I finally dragged out the old Win2000 machine which has been setting
forlorn in the corner for about 3 years or more. It didn't have a
monitor and I had to scrounge up and old AT keyboard and convert it to a
PS/2 connector and attach a serial mouse. But it surprised me. I
attached it to my desktop computer's monitor, hit the power switch and
it booted and was off and running.
Then I joined it to the network by doing nothing more than editing the
name of the workgroup from it's old name to the new name. I started
with pinging the laptop and the desktop and vice-versa. Although the
Win2000 machine and the laptop were playing nicely together it acted
just as the laptop had when trying to talk to the desktop. It couldn't
ping the desktop by name or address even though the desktop could ping it.

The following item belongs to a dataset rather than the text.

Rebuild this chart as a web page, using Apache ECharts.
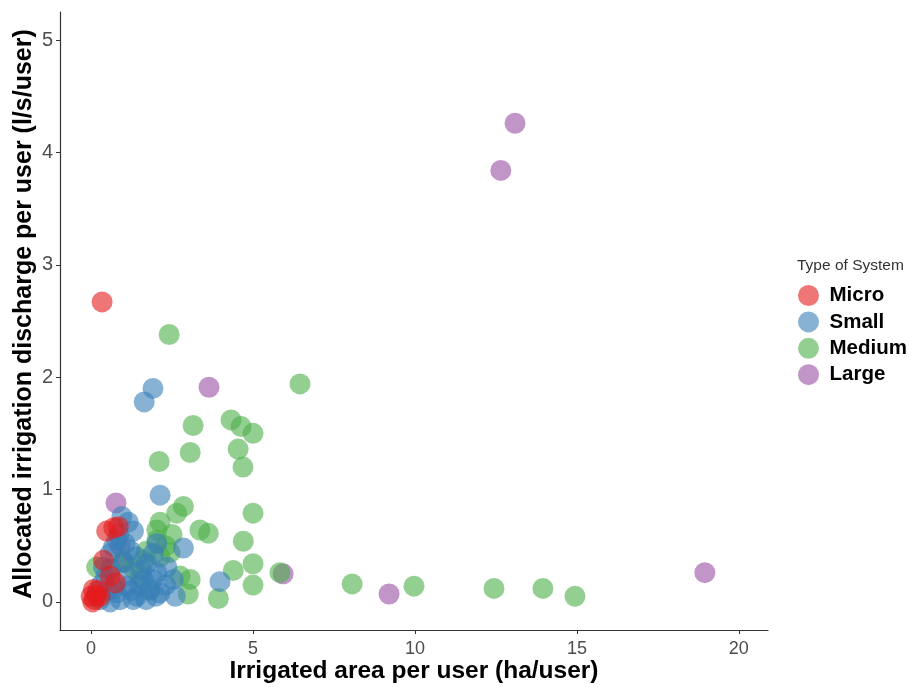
<!DOCTYPE html>
<html>
<head>
<meta charset="utf-8">
<script src="https://cdn.jsdelivr.net/npm/echarts@6/dist/echarts.min.js"></script>
<style>
html,body{margin:0;padding:0;background:#fff;}
#chart{width:909px;height:687px;}
</style>
</head>
<body>
<div id="chart"></div>
<script>
// Data: [irrigated area (ha/user), discharge (l/s/user)]
const microPoints = [[0.34,2.67],[0.84,0.67],[0.48,0.63],[0.7,0.66],[0.38,0.37],[0.59,0.23],[0.07,0.11],[0.17,0.06],[0.0,0.05],[0.28,0.05],[0.1,0.02],[0.2,0.1],[0.75,0.17],[0.05,0.0]];
const smallPoints = [[1.91,1.9],[1.64,1.78],[2.13,0.95],[2.85,0.48],[3.98,0.18],[0.95,0.76],[1.15,0.71],[1.31,0.63],[0.79,0.55],[0.69,0.49],[2.03,0.52],[1.92,0.43],[2.34,0.31],[2.03,0.26],[1.61,0.2],[1.1,0.14],[1.82,0.11],[1.41,0.05],[0.59,0.0],[0.9,0.02],[0.28,0.02],[2.13,0.08],[0.38,0.31],[0.59,0.43],[1.2,0.46],[1.56,0.28],[1.1,0.23],[2.54,0.2],[1.72,0.34],[0.5,0.1],[0.8,0.08],[1.3,0.02],[1.0,0.35],[1.4,0.4],[0.3,0.15],[0.6,0.3],[1.7,0.02],[2.3,0.15],[1.9,0.2],[0.85,0.6],[1.05,0.52],[0.45,0.22],[1.25,0.1],[1.5,0.15],[2.0,0.05],[0.7,0.12],[2.6,0.05]];
const mediumPoints = [[2.41,2.38],[6.45,1.94],[4.32,1.62],[3.15,1.57],[4.63,1.56],[5.0,1.5],[4.54,1.36],[3.06,1.33],[2.1,1.25],[4.69,1.2],[5.0,0.79],[2.85,0.85],[2.64,0.79],[2.13,0.71],[2.03,0.64],[3.36,0.64],[3.62,0.61],[4.7,0.54],[5.0,0.34],[4.39,0.28],[5.83,0.26],[5.0,0.15],[3.93,0.03],[3.0,0.07],[3.06,0.2],[2.75,0.23],[2.44,0.44],[2.13,0.4],[1.61,0.37],[1.51,0.23],[1.0,0.37],[0.17,0.31],[2.03,0.55],[8.06,0.16],[9.97,0.14],[12.44,0.12],[13.95,0.12],[14.94,0.05],[2.3,0.5],[1.8,0.1],[2.5,0.6],[1.3,0.3],[0.6,0.28],[1.7,0.45]];
const largePoints = [[13.09,4.26],[12.65,3.84],[3.64,1.91],[0.77,0.88],[18.95,0.26],[9.2,0.07],[5.93,0.25],[1.0,0.35],[0.9,0.5]];

const seriesNames = ['Micro','Small','Medium','Large'];
const seriesColors = ['#E41A1C','#377EB8','#4DAF4A','#984EA3'];
const xTicks = [0,5,10,15,20];
const yTicks = [0,1,2,3,4,5];

const chart = echarts.init(document.getElementById('chart'), null, {renderer:'canvas'});

function mk(name, data, color, z){
  return {
    name: name, type: 'scatter', data: data, symbol: 'circle', symbolSize: 21, z: z,
    itemStyle: {color: color, opacity: 0.6},
    emphasis: {disabled: true}
  };
}

const option = {
  backgroundColor: '#ffffff',
  animation: false,
  title: {
    text: 'Type of System', left: 797, top: 258, padding: 0,
    textStyle: {fontFamily: 'Liberation Sans', fontSize: 15.5, fontWeight: 'normal', color: '#333'}
  },
  legend: {
    orient: 'vertical', left: 798, top: 285, itemGap: 5.4, padding: 0,
    itemWidth: 32, itemHeight: 21, icon: 'circle', symbolKeepAspect: true,
    data: seriesNames.map((n,i)=>({name:n, itemStyle:{color:seriesColors[i], opacity:0.6}})),
    textStyle: {fontFamily: 'Liberation Sans', fontSize: 20.5, fontWeight: 'bold', color: '#000'}
  },
  grid: {left: 60, right: 141, top: 12, bottom: 57, containLabel: false, outerBoundsMode: 'none'},
  xAxis: {
    type: 'value', min: -0.96, max: 20.9,
    name: 'Irrigated area per user (ha/user)', nameLocation: 'middle', nameGap: 29, nameMoveOverlap: false,
    nameTextStyle: {fontFamily: 'Liberation Sans', fontSize: 24.5, fontWeight: 'bold', color: '#000'},
    axisLine: {show: true, onZero: false, lineStyle: {color: '#333', width: 1.2}},
    axisTick: {show: true, length: 4, customValues: xTicks, lineStyle: {color: '#333'}},
    axisLabel: {customValues: xTicks, fontFamily: 'Liberation Sans', fontSize: 18, color: '#4D4D4D', margin: 10},
    splitLine: {show: false}
  },
  yAxis: {
    type: 'value', min: -0.25, max: 5.25,
    name: 'Allocated irrigation discharge per user (l/s/user)', nameLocation: 'middle', nameGap: 23, nameMoveOverlap: false,
    nameTextStyle: {fontFamily: 'Liberation Sans', fontSize: 25, fontWeight: 'bold', color: '#000', padding: [0,0,0,14]},
    axisLine: {show: true, onZero: false, lineStyle: {color: '#333', width: 1.2}},
    axisTick: {show: true, length: 4, customValues: yTicks, lineStyle: {color: '#333'}},
    axisLabel: {customValues: yTicks, fontFamily: 'Liberation Sans', fontSize: 20, color: '#4D4D4D', margin: 7},
    splitLine: {show: false}
  },
  series: [
    mk('Large', largePoints, seriesColors[3], 2),
    mk('Medium', mediumPoints, seriesColors[2], 3),
    mk('Small', smallPoints, seriesColors[1], 4),
    mk('Micro', microPoints, seriesColors[0], 5)
  ]
};
chart.setOption(option);
</script>
</body>
</html>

Then I tried to get fancier in Windows by asking to see the computers in
the workgroup. It saw all three. Tried that same thing on the laptop
and it too saw all three. Then I accessed the laptop's shared files.
No problem. Then I went to the laptop and asked to see the Win200
machine's shared files. It asked me to login which I did. (amazing that
I remembered the user id and password). I was then even able to see
some three year old photo files.
Then the dark side reappeared. When trying to explain these findings to
my wife I decided to show her. No go. The things that had just worked
no longer worked. Trying to access the list of computers in the
workgroup said there was no access to the workgroup on both the Win2000
machine and the laptop. But I could still ping everything that was
previously pingable but not necessarily by name.
I'm going nuts. I'm beginning to strongly suspect the router. It's the
only place where all these things intersect.